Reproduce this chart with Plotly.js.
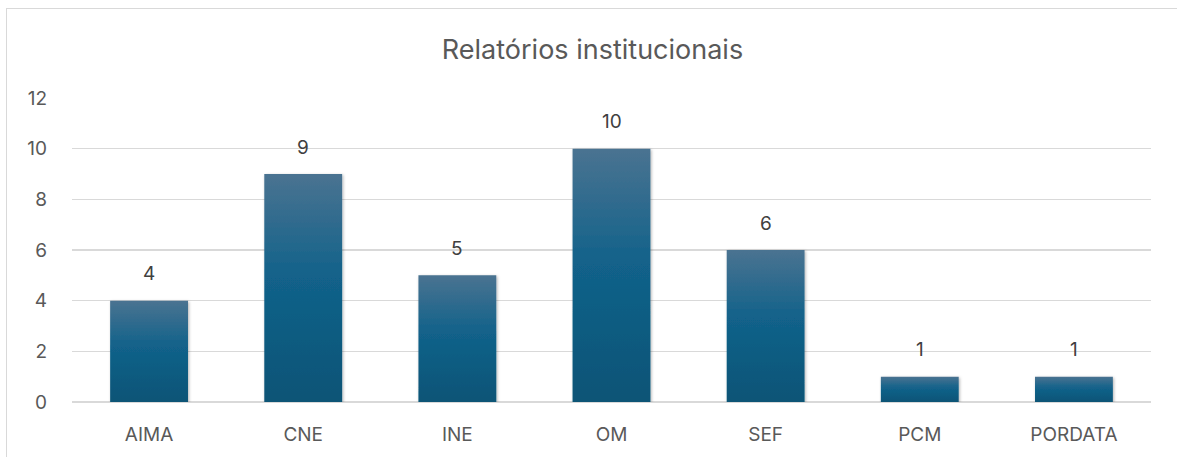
<!DOCTYPE html>
<html>
<head>
<meta charset="utf-8">
<script src="https://cdn.plot.ly/plotly-3.0.1.min.js"></script>
<style>
html,body{margin:0;padding:0;background:#fff;overflow:hidden;}
#chart{position:absolute;left:6px;top:8px;width:1171px;height:449px;border-left:1px solid #d9d9d9;border-top:1px solid #d9d9d9;}
</style>
</head>
<body>
<div id="chart"></div>
<script>
const categories = ["AIMA", "CNE", "INE", "OM", "SEF", "PCM", "PORDATA"];
const values = [4, 9, 5, 10, 6, 1, 1];
const yTicks = [0, 2, 4, 6, 8, 10, 12];
const chartTitle = "Relatórios institucionais";

const fontFam = "Inter, 'Open Sans', 'Liberation Sans', sans-serif";

const trace = {
  type: "bar",
  x: categories,
  y: values,
  marker: {color: "#175f82", line: {width: 0}},
  width: 0.505,
  hoverinfo: "none"
};

const labelAnnotations = categories.map(function(c, i){
  return {
    x: c, y: values[i], xref: "x", yref: "y",
    text: String(values[i]), showarrow: false,
    xanchor: "center", yanchor: "middle", yshift: 27,
    font: {family: fontFam, size: 19, color: "#404040"}
  };
});

const layout = {
  width: 1171,
  height: 449,
  margin: {l: 65, r: 27, t: 89, b: 56, pad: 0},
  paper_bgcolor: "#ffffff",
  plot_bgcolor: "#ffffff",
  showlegend: false,
  title: {
    text: chartTitle,
    font: {family: fontFam, size: 27, color: "#595959"},
    x: 0.5, xref: "container", xanchor: "center",
    y: 1 - 41 / 449, yref: "container", yanchor: "middle"
  },
  xaxis: {
    type: "category",
    tickfont: {family: fontFam, size: 19, color: "#595959"},
    showgrid: false, zeroline: false, showline: false,
    ticks: "", ticklen: 0, tickangle: 0, ticklabelstandoff: 19,
    automargin: false
  },
  yaxis: {
    range: [0, 12],
    tickvals: yTicks,
    ticktext: yTicks.map(String),
    tickfont: {family: fontFam, size: 19, color: "#595959"},
    showgrid: true, gridcolor: "#d9d9d9", gridwidth: 1.3,
    zeroline: true, zerolinecolor: "#d9d9d9", zerolinewidth: 1.3,
    showline: false, ticks: "", ticklabelstandoff: 24,
    automargin: false
  },
  annotations: labelAnnotations,
  bargap: 0.495
};

Plotly.newPlot("chart", [trace], layout, {staticPlot: true, displayModeBar: false}).then(function(gd){
  const svg = gd.querySelector("svg.main-svg");
  let defs = svg.querySelector("defs");
  const ns = "http://www.w3.org/2000/svg";
  if (!defs) { defs = document.createElementNS(ns, "defs"); svg.insertBefore(defs, svg.firstChild); }
  const grad = document.createElementNS(ns, "linearGradient");
  grad.setAttribute("id", "barGrad");
  grad.setAttribute("x1", "0"); grad.setAttribute("y1", "0");
  grad.setAttribute("x2", "0"); grad.setAttribute("y2", "1");
  [["0%", "#4a7391"], ["45%", "#12628a"], ["100%", "#0a5476"]].forEach(function(s){
    const st = document.createElementNS(ns, "stop");
    st.setAttribute("offset", s[0]); st.setAttribute("stop-color", s[1]);
    grad.appendChild(st);
  });
  defs.appendChild(grad);
  const filt = document.createElementNS(ns, "filter");
  filt.setAttribute("id", "barShadow");
  filt.setAttribute("x", "-20%"); filt.setAttribute("y", "-20%");
  filt.setAttribute("width", "140%"); filt.setAttribute("height", "140%");
  const ds = document.createElementNS(ns, "feDropShadow");
  ds.setAttribute("dx", "1"); ds.setAttribute("dy", "1");
  ds.setAttribute("stdDeviation", "1.5");
  ds.setAttribute("flood-color", "#000"); ds.setAttribute("flood-opacity", "0.3");
  filt.appendChild(ds);
  defs.appendChild(filt);
  gd.querySelectorAll(".bars .point path").forEach(function(p){
    p.style.fill = "url(#barGrad)";
    p.setAttribute("filter", "url(#barShadow)");
  });
});
</script>
</body>
</html>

→ What is expected: Give every line back word for word and leave the pictures out.

→ Answer for this exercise:
Reproduce this chart with Plotly.js.
<!DOCTYPE html>
<html>
<head>
<meta charset="utf-8">
<script src="https://cdn.plot.ly/plotly-3.0.1.min.js"></script>
<style>
html,body{margin:0;padding:0;background:#fff;overflow:hidden;}
#chart{position:absolute;left:6px;top:8px;width:1171px;height:449px;border-left:1px solid #d9d9d9;border-top:1px solid #d9d9d9;}
</style>
</head>
<body>
<div id="chart"></div>
<script>
const categories = ["AIMA", "CNE", "INE", "OM", "SEF", "PCM", "PORDATA"];
const values = [4, 9, 5, 10, 6, 1, 1];
const yTicks = [0, 2, 4, 6, 8, 10, 12];
const chartTitle = "Relatórios institucionais";

const fontFam = "Inter, 'Open Sans', 'Liberation Sans', sans-serif";

const trace = {
  type: "bar",
  x: categories,
  y: values,
  marker: {color: "#175f82", line: {width: 0}},
  width: 0.505,
  hoverinfo: "none"
};

const labelAnnotations = categories.map(function(c, i){
  return {
    x: c, y: values[i], xref: "x", yref: "y",
    text: String(values[i]), showarrow: false,
    xanchor: "center", yanchor: "middle", yshift: 27,
    font: {family: fontFam, size: 19, color: "#404040"}
  };
});

const layout = {
  width: 1171,
  height: 449,
  margin: {l: 65, r: 27, t: 89, b: 56, pad: 0},
  paper_bgcolor: "#ffffff",
  plot_bgcolor: "#ffffff",
  showlegend: false,
  title: {
    text: chartTitle,
    font: {family: fontFam, size: 27, color: "#595959"},
    x: 0.5, xref: "container", xanchor: "center",
    y: 1 - 41 / 449, yref: "container", yanchor: "middle"
  },
  xaxis: {
    type: "category",
    tickfont: {family: fontFam, size: 19, color: "#595959"},
    showgrid: false, zeroline: false, showline: false,
    ticks: "", ticklen: 0, tickangle: 0, ticklabelstandoff: 19,
    automargin: false
  },
  yaxis: {
    range: [0, 12],
    tickvals: yTicks,
    ticktext: yTicks.map(String),
    tickfont: {family: fontFam, size: 19, color: "#595959"},
    showgrid: true, gridcolor: "#d9d9d9", gridwidth: 1.3,
    zeroline: true, zerolinecolor: "#d9d9d9", zerolinewidth: 1.3,
    showline: false, ticks: "", ticklabelstandoff: 24,
    automargin: false
  },
  annotations: labelAnnotations,
  bargap: 0.495
};

Plotly.newPlot("chart", [trace], layout, {staticPlot: true, displayModeBar: false}).then(function(gd){
  const svg = gd.querySelector("svg.main-svg");
  let defs = svg.querySelector("defs");
  const ns = "http://www.w3.org/2000/svg";
  if (!defs) { defs = document.createElementNS(ns, "defs"); svg.insertBefore(defs, svg.firstChild); }
  const grad = document.createElementNS(ns, "linearGradient");
  grad.setAttribute("id", "barGrad");
  grad.setAttribute("x1", "0"); grad.setAttribute("y1", "0");
  grad.setAttribute("x2", "0"); grad.setAttribute("y2", "1");
  [["0%", "#4a7391"], ["45%", "#12628a"], ["100%", "#0a5476"]].forEach(function(s){
    const st = document.createElementNS(ns, "stop");
    st.setAttribute("offset", s[0]); st.setAttribute("stop-color", s[1]);
    grad.appendChild(st);
  });
  defs.appendChild(grad);
  const filt = document.createElementNS(ns, "filter");
  filt.setAttribute("id", "barShadow");
  filt.setAttribute("x", "-20%"); filt.setAttribute("y", "-20%");
  filt.setAttribute("width", "140%"); filt.setAttribute("height", "140%");
  const ds = document.createElementNS(ns, "feDropShadow");
  ds.setAttribute("dx", "1"); ds.setAttribute("dy", "1");
  ds.setAttribute("stdDeviation", "1.5");
  ds.setAttribute("flood-color", "#000"); ds.setAttribute("flood-opacity", "0.3");
  filt.appendChild(ds);
  defs.appendChild(filt);
  gd.querySelectorAll(".bars .point path").forEach(function(p){
    p.style.fill = "url(#barGrad)";
    p.setAttribute("filter", "url(#barShadow)");
  });
});
</script>
</body>
</html>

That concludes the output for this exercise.